(TO BE DONE): Print the lines of the listing below verbatim from its first line through the line bearing "from bokeh.resources import INLINE". Any pictures are to be omitted.
— Start —
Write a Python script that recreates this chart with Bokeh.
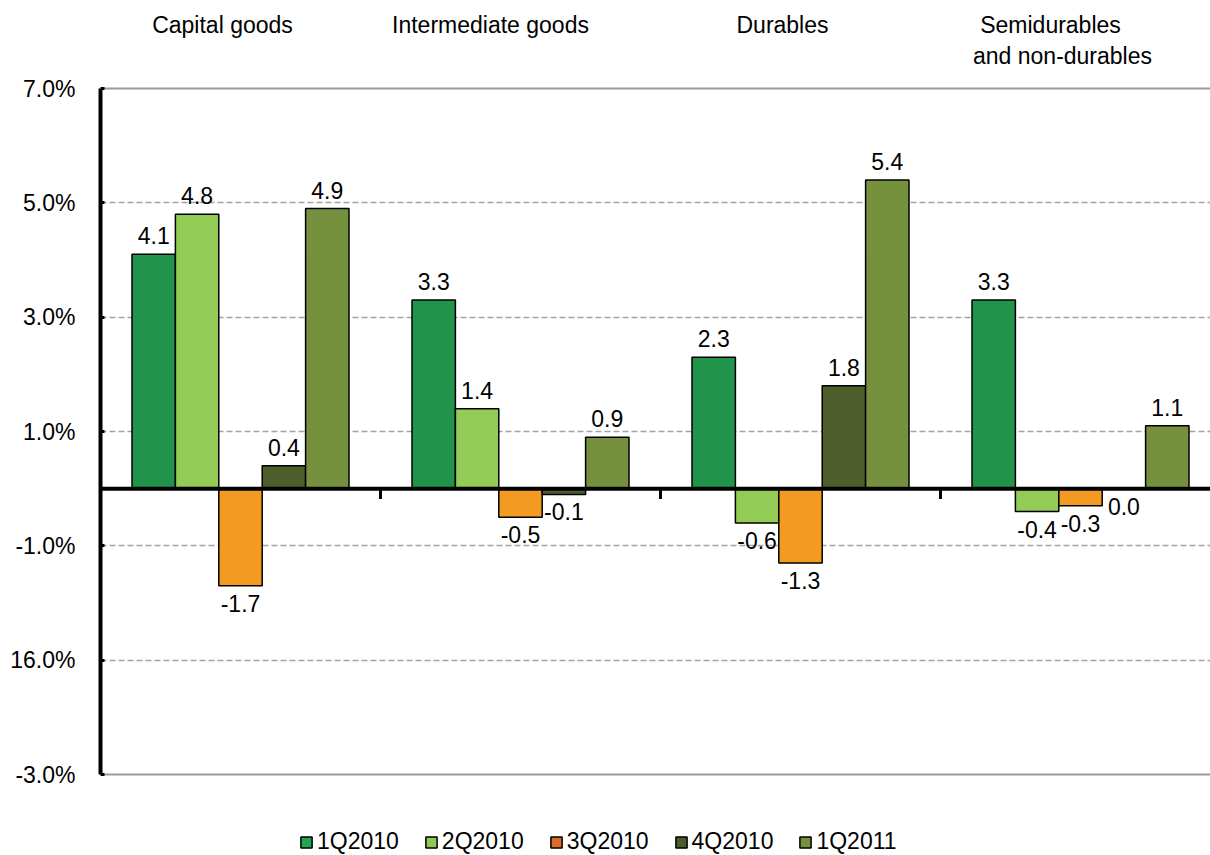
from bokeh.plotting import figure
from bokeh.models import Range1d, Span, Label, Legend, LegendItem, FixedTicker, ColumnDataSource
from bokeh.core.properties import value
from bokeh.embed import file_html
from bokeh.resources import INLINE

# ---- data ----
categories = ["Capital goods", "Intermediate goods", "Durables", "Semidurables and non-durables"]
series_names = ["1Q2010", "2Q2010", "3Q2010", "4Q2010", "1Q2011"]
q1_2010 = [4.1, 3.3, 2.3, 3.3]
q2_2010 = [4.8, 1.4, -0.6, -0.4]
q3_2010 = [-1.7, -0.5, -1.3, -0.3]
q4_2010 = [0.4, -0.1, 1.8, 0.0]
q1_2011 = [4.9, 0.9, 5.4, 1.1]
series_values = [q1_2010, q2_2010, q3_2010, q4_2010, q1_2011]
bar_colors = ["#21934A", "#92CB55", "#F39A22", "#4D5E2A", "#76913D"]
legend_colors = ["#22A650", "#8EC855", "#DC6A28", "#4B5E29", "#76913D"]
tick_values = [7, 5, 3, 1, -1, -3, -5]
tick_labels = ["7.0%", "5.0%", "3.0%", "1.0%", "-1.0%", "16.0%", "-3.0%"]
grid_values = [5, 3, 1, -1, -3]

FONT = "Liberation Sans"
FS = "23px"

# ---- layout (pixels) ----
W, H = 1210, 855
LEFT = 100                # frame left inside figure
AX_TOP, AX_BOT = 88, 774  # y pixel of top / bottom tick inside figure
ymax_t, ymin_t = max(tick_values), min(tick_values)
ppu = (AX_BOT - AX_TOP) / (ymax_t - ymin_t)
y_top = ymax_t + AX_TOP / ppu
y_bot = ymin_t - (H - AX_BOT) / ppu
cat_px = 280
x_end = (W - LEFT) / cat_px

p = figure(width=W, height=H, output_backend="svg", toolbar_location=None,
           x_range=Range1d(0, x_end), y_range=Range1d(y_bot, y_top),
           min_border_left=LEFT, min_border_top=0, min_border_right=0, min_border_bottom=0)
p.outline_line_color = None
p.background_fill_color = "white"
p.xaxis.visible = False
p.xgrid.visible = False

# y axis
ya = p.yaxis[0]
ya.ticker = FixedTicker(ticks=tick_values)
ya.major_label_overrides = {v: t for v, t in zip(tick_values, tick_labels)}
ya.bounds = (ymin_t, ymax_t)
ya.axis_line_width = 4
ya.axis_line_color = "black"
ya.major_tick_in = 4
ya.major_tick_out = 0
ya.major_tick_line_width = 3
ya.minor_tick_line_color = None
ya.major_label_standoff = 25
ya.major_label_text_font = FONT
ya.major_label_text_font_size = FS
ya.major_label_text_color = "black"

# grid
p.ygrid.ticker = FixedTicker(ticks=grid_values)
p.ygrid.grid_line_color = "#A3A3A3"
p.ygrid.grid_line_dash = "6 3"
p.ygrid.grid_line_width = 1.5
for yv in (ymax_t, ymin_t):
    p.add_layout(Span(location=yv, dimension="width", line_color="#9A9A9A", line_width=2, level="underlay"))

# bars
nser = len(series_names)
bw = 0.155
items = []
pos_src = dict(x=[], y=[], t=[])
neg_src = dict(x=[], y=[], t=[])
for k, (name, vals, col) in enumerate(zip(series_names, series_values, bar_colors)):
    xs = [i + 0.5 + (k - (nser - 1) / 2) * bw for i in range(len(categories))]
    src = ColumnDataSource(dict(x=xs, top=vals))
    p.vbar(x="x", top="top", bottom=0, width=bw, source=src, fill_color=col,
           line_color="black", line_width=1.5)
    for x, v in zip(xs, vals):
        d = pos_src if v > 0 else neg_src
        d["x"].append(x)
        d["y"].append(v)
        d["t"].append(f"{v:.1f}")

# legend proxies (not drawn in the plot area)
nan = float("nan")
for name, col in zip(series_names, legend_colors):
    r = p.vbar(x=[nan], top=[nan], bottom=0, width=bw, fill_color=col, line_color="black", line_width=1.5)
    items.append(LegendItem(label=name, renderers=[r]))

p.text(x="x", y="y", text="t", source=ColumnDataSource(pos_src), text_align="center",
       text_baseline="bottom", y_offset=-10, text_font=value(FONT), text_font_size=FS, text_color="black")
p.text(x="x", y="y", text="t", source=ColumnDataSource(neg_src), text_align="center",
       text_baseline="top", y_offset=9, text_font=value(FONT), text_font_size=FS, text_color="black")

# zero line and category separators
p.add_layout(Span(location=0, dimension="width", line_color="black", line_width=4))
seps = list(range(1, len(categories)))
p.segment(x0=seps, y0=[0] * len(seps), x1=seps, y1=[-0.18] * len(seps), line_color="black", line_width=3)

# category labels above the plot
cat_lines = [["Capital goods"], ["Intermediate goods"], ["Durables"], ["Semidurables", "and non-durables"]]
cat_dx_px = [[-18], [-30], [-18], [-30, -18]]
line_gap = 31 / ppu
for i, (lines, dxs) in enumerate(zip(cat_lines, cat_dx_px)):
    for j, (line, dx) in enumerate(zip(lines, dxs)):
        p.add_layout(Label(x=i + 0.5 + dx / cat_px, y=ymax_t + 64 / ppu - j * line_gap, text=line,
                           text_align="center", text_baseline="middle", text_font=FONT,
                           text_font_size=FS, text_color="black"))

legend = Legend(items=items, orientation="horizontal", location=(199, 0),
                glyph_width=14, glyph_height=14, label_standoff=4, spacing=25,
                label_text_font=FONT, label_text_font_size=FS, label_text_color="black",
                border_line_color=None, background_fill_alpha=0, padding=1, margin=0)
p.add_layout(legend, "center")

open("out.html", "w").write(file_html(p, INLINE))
— End —
(RESULT):
Write a Python script that recreates this chart with Bokeh.
from bokeh.plotting import figure
from bokeh.models import Range1d, Span, Label, Legend, LegendItem, FixedTicker, ColumnDataSource
from bokeh.core.properties import value
from bokeh.embed import file_html
from bokeh.resources import INLINE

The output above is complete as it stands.